In 2008, James won the Treci Trg poetry festival prize in Serbia.[9] In 2009 his New and Selected Poems: The Vanishing House was published by Treci Trg (in a bilingual edition) in Belgrade. He is the editor of The Wolf: A Decade (Poems 2002-2012) and is the co-editor of Voice Recognition: 21 Poets for the 21st Century, an anthology of British poets, under 35, published by Bloodaxe in 2009.[10] As sole editor of The Wolf from April 2006, James broadened the international reach of the magazine and this has affected some of his editorial work. In June 2012, Bones Will Crow: 15 Contemporary Burmese Poets[11] was co-edited and co-translated by James Byrne and ko ko thett and is widely recognised as the first anthology of contemporary Burmese poetry available in the West. Atlantic Drift: An Anthology of Poetry and Poetics was co-edited by Byrne and Robert Sheppard in 2017, publishing leading innovative poets from the UK and North America.
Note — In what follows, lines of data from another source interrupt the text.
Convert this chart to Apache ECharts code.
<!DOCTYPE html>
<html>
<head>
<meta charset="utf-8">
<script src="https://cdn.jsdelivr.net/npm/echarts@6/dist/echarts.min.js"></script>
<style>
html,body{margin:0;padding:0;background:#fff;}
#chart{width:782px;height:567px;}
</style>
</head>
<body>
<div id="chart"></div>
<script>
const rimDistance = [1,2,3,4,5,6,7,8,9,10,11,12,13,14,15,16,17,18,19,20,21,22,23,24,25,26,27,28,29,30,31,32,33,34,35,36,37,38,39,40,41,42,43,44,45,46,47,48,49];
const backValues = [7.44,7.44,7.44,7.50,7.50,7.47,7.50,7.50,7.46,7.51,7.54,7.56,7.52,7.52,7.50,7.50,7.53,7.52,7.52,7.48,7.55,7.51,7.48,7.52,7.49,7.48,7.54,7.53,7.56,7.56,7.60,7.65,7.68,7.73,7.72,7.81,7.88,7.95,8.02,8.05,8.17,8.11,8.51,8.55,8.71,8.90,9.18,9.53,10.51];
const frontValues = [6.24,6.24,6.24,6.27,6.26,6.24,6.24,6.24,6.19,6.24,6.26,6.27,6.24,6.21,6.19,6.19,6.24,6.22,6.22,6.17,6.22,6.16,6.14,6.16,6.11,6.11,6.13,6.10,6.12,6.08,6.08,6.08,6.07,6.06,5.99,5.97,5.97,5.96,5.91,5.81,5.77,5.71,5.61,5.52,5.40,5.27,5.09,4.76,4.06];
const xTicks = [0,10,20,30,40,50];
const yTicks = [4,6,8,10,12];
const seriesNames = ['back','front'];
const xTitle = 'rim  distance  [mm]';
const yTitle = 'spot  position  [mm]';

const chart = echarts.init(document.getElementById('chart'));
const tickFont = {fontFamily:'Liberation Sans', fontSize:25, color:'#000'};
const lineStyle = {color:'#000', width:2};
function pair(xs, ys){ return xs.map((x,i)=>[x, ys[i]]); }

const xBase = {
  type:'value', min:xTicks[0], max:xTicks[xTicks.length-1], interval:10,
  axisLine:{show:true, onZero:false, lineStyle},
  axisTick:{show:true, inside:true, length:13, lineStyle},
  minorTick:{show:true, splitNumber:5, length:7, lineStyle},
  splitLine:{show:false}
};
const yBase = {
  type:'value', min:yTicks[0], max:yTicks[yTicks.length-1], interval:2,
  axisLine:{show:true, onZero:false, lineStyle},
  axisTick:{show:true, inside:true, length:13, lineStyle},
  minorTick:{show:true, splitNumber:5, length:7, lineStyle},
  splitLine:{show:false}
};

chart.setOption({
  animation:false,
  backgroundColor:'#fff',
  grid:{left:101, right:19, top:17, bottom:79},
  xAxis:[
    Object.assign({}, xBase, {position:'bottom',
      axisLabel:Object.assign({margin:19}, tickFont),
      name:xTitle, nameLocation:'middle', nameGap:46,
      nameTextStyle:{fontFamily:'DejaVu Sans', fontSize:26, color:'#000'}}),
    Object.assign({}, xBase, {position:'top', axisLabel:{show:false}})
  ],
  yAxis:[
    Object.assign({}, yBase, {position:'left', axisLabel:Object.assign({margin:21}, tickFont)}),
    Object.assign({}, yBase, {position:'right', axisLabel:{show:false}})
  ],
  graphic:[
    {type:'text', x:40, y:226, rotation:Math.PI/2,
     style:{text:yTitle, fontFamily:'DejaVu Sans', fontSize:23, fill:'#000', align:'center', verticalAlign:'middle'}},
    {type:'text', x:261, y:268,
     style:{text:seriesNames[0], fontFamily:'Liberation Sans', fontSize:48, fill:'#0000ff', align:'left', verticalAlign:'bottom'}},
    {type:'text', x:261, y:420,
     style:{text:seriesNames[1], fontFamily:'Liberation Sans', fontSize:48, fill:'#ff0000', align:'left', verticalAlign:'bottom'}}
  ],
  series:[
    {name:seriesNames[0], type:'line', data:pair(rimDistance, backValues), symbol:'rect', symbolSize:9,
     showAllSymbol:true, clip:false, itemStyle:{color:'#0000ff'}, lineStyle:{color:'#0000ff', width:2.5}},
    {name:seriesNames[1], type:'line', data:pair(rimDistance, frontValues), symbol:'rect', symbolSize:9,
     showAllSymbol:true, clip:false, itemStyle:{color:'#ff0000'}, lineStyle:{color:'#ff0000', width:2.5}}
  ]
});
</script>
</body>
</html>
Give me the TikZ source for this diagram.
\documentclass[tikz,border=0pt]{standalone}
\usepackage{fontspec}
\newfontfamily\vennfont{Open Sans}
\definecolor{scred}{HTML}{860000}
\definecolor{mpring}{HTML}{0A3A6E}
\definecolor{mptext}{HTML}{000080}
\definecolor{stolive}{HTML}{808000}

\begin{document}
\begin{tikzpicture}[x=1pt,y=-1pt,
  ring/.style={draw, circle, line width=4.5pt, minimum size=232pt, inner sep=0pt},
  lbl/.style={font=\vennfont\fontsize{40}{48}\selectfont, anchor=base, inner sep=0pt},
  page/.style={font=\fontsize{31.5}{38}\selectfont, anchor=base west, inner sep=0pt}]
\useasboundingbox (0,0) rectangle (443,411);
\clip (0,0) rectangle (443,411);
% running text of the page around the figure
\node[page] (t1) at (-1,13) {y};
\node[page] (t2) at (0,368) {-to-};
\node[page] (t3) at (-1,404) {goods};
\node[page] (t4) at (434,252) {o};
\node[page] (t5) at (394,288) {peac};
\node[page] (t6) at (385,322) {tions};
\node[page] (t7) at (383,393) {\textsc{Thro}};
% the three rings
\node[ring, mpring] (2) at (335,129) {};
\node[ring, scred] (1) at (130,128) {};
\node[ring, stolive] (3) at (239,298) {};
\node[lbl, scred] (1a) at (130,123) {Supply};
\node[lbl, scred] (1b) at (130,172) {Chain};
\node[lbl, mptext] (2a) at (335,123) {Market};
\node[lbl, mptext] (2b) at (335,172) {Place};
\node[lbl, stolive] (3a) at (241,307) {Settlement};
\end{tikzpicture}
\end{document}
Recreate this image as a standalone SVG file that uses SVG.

James's own poems have been translated into several languages, including Arabic, Burmese, Chinese, Slovenian,[12], Spanish, Serbian and French. In 2009 he was invited by the British Council in Damascus to participate in the Al-Sendian arts festival in Syria. In 2012 he read his work at the inaugural Tripoli Poetry Festival in Libya and in 2013 he opened the Irrawaddy Literature Festival in Yangon, Burma. His work has been recommended by the Poetry Book Society (SOAPBOXES) and he won Tupelo's July Open Reading Competition in 2013 in the U.S. making him one of the first poets of his generation with a developed transatlantic profile.

Of Everything Broken Up Dances the American poet and translator Forrest Gander said: "Reading James Byrne is like gulping firewater shots of the world. The variety of poetic forms and lineations— in couplets, prose poems, anaphoric lists, singular lyrics, and sequences— acts out the author’s insistent concern for diversity, for internationality. The extraordinary and deftly employed lexicon derives from everywhere."

The poet John Kinsella wrote on the jacket for Blood/Sugar: ‘James Byrne is a phenomenon and Blood/Sugar is astonishing. Byrne has a razor-sharp wit, an acute intellect and a superb facility with language. The poetry he writes is both culturally and intellectually ‘learned’, but also rhetorically and lyrically confident. He is a complete original.’